Gunton is proud of being both an experienced farmer and keen hunter; right now, he is anticipating this weekend's opening of the duck season on his station.
"In terms of hunting in Africa, it's not black and white," he says. "My view is, I paid money to shoot an elephant, or whatever it is. I hunt. It's no different to me raising cattle and selling them at the meatworks.
"The animals who survive have an economic value. The fact of the matter is, people from the international community go and hunt in Africa and we take crocodiles and elephants. That money pays people to look after animals," he says, describing how he paid about $100,000 to shoot a bull elephant. "There were 250 people 'fed' on that elephant," he says, stressing the economic benefit to Africa. "You can't expect the African community to live in a zoo. They aspire, like everyone does."

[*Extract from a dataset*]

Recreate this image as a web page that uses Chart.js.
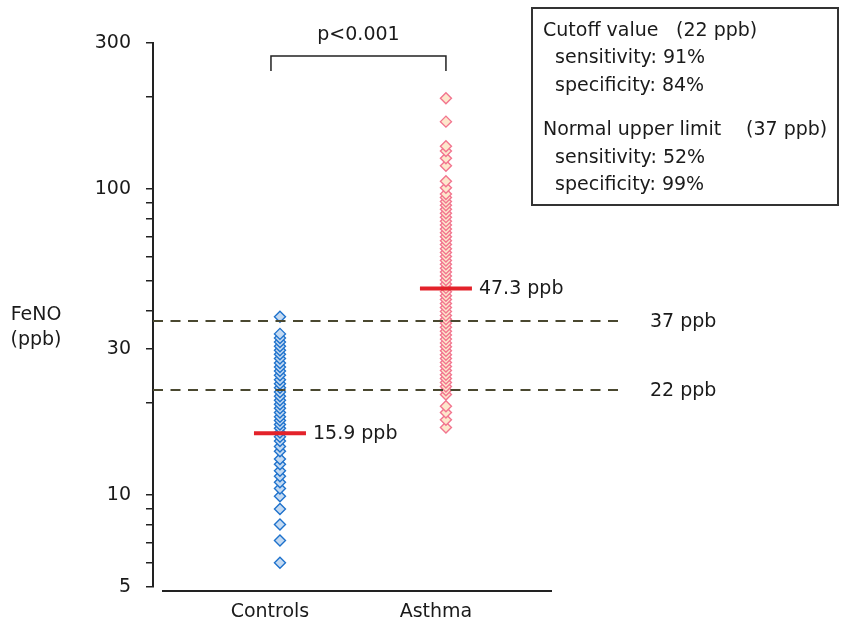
<!DOCTYPE html>
<html>
<head>
<meta charset="utf-8">
<script src="https://cdn.jsdelivr.net/npm/chart.js@4/dist/chart.umd.min.js"></script>
<style>
  html, body { margin: 0; padding: 0; background: #fff; }
  #wrap { width: 843px; height: 625px; position: relative; }
</style>
</head>
<body>
<div id="wrap"><canvas id="fenoChart"></canvas></div>
<script>
// groupes
const categories = ['Controls', 'Asthma'];

// FeNO (ppb)
const controls = [6.0, 7.1, 8.0, 9.0, 9.9, 10.5, 11.0, 11.5, 12.0, 12.6, 13.1, 13.9, 14.4,
  15.0, 15.5, 16.0, 16.5, 17.0, 17.5, 18.0, 18.6, 19.2, 19.8, 20.4, 21.0, 21.7, 22.4,
  23.1, 23.8, 24.6, 25.4, 26.2, 27.0, 27.9, 28.8, 29.7, 30.6, 31.6, 32.6, 33.6, 38.2];
const asthma = [16.6, 17.6, 18.6, 19.5, 21.3, 22.0, 22.6, 23.3, 24.0, 24.7, 25.5, 26.3,
  27.1, 27.9, 28.7, 29.6, 30.5, 31.4, 32.3, 33.3, 34.3, 35.3, 36.4, 37.5, 38.6, 39.8,
  41.0, 42.2, 43.5, 44.8, 46.1, 47.5, 48.9, 50.4, 51.9, 53.5, 55.1, 56.7, 58.4, 60.2,
  62.0, 63.8, 65.8, 67.7, 69.8, 71.9, 74.0, 76.2, 78.5, 80.9, 83.3, 85.8, 88.4, 91.0,
  93.7, 96.3, 101, 106, 119, 126, 133, 138, 166, 198];

// médianes
const medians = [15.9, 47.3];
const medianLabels = ['15.9 ppb', '47.3 ppb'];

// seuils
const refLines = [37, 22];
const refLabels = ['37 ppb', '22 ppb'];

// axe Y
const yTicks = [5, 6, 7, 8, 9, 10, 20, 30, 40, 50, 60, 70, 80, 90, 100, 200, 300];
const yLabels = [5, 10, 30, 100, 300];

// encadré
const boxLines = [
  ['Cutoff value', '(22 ppb)'],
  ['  sensitivity: 91%', ''],
  ['  specificity: 84%', ''],
  ['Normal upper limit', '(37 ppb)'],
  ['  sensitivity: 52%', ''],
  ['  specificity: 99%', '']
];

const FONT = "'DejaVu Sans', 'Liberation Sans', sans-serif";
const TXT = '#1a1a1a';

const overlay = {
  id: 'overlay',
  afterDatasetsDraw(chart) {
    const { ctx, chartArea, scales: { x, y } } = chart;
    ctx.save();
    ctx.fillStyle = TXT;
    ctx.font = '19px ' + FONT;
    ctx.textBaseline = 'middle';

    // lignes pointillées
    ctx.strokeStyle = '#4a4830';
    ctx.lineWidth = 2.2;
    ctx.setLineDash([10, 7.5]);
    refLines.forEach((v, i) => {
      const py = Math.round(y.getPixelForValue(v));
      ctx.beginPath();
      ctx.moveTo(chartArea.left, py);
      ctx.lineTo(chartArea.right + 73, py);
      ctx.stroke();
      ctx.textAlign = 'left';
      ctx.fillText(refLabels[i], chartArea.right + 98, py + 1);
    });
    ctx.setLineDash([]);

    // étiquettes des médianes
    medians.forEach((v, i) => {
      ctx.textAlign = 'left';
      ctx.fillText(medianLabels[i], x.getPixelForValue(i + 1) + 33, y.getPixelForValue(v) + 1);
    });

    // axe X
    ctx.strokeStyle = '#222';
    ctx.lineWidth = 2;
    ctx.beginPath();
    ctx.moveTo(chartArea.left + 9, chartArea.bottom + 4);
    ctx.lineTo(chartArea.right, chartArea.bottom + 4);
    ctx.stroke();

    // crochet p<0.001
    const x1 = x.getPixelForValue(1) - 9, x2 = x.getPixelForValue(2);
    ctx.lineWidth = 1.5;
    ctx.beginPath();
    ctx.moveTo(x1, 71); ctx.lineTo(x1, 56); ctx.lineTo(x2, 56); ctx.lineTo(x2, 71);
    ctx.stroke();
    ctx.textAlign = 'center';
    ctx.fillText('p<0.001', (x1 + x2) / 2, 35);

    // titre axe Y
    ctx.fillText('FeNO', 36, 315);
    ctx.fillText('(ppb)', 36, 340);

    // encadré
    ctx.strokeStyle = '#333';
    ctx.lineWidth = 2;
    ctx.strokeRect(532, 8, 306, 197);
    const rows = [31, 58, 86, 130, 158, 185];
    ctx.textAlign = 'left';
    boxLines.forEach((l, i) => {
      ctx.fillText(l[0], 543, rows[i]);
      if (l[1]) ctx.fillText(l[1], i === 0 ? 676 : 746, rows[i]);
    });
    ctx.restore();
  }
};

new Chart(document.getElementById('fenoChart'), {
  type: 'scatter',
  data: {
    datasets: [
      {
        label: 'Median',
        data: medians.map((v, i) => ({ x: i + 1, y: v })),
        pointStyle: 'line',
        pointRadius: 26,
        pointHoverRadius: 26,
        borderColor: '#e3222a',
        pointBorderWidth: 4,
        order: 0
      },
      {
        label: 'Controls',
        data: controls.map(v => ({ x: 1, y: v })),
        pointStyle: 'rectRot',
        pointRadius: 5.5,
        pointBorderWidth: 1.4,
        borderColor: '#1f72cc',
        backgroundColor: '#c4daf2',
        order: 1
      },
      {
        label: 'Asthma',
        data: asthma.map(v => ({ x: 2, y: v })),
        pointStyle: 'rectRot',
        pointRadius: 5.5,
        pointBorderWidth: 1.4,
        borderColor: '#f2758f',
        backgroundColor: '#fde7cc',
        order: 1
      }
    ]
  },
  options: {
    responsive: true,
    maintainAspectRatio: false,
    animation: false,
    layout: { padding: { left: 0, top: 43, right: 291, bottom: 0 } },
    plugins: {
      legend: { display: false },
      tooltip: { enabled: false }
    },
    scales: {
      x: {
        type: 'linear',
        min: 0.235,
        max: 2.639,
        grid: { display: false, drawTicks: false },
        border: { display: false },
        afterBuildTicks: s => { s.ticks = categories.map((c, i) => ({ value: i + 1 })); },
        afterFit: s => { s.height = 38; },
        ticks: {
          autoSkip: false,
          padding: 14,
          labelOffset: -10,
          color: TXT,
          font: { family: FONT, size: 19 },
          callback: v => categories[v - 1] || ''
        }
      },
      y: {
        type: 'logarithmic',
        min: 5,
        max: 300,
        afterBuildTicks: s => { s.ticks = yTicks.map(v => ({ value: v })); },
        afterFit: s => { s.width = 153; },
        grid: { drawOnChartArea: false, drawTicks: true, tickLength: 7, color: '#222', lineWidth: 1.5 },
        border: { display: true, color: '#222', width: 2 },
        ticks: {
          autoSkip: false,
          padding: 15,
          color: TXT,
          font: { family: FONT, size: 19 },
          callback: v => yLabels.includes(v) ? String(v) : ''
        }
      }
    }
  },
  plugins: [overlay]
});
</script>
</body>
</html>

Now, Gunton is aspiring to a much bigger empire from next month.
MARK KENNETH GUNTON
• Job: Founder/managing director/owner NZ Retail Property Group
• Age: 61
• Family: Partner Geraldene. Children in their 30s: Annabel, Andrew, Jeremy
• Lives: In rented Auckland premises and on a Southland deer, sheep and beef station
• Education: St Kentigern Boys' School, secondary at St Kentigern, Flock House, Lincoln University
• Assets: Westgate, Birkenhead's Highbury, Milford, Tauranga's Fraser Cove, lease on the Crown's 13,777ha Argyle Station
• Last book read: War With Russia by General Sir Richard Shirreff
• Last overseas holiday: Skiing with the family in Belvedere, France
• Last movie seen: Bridget Jones's Baby
• Advice: "Never rely on the charity of your kids. Plan for the day you die the day you earn your first dollar."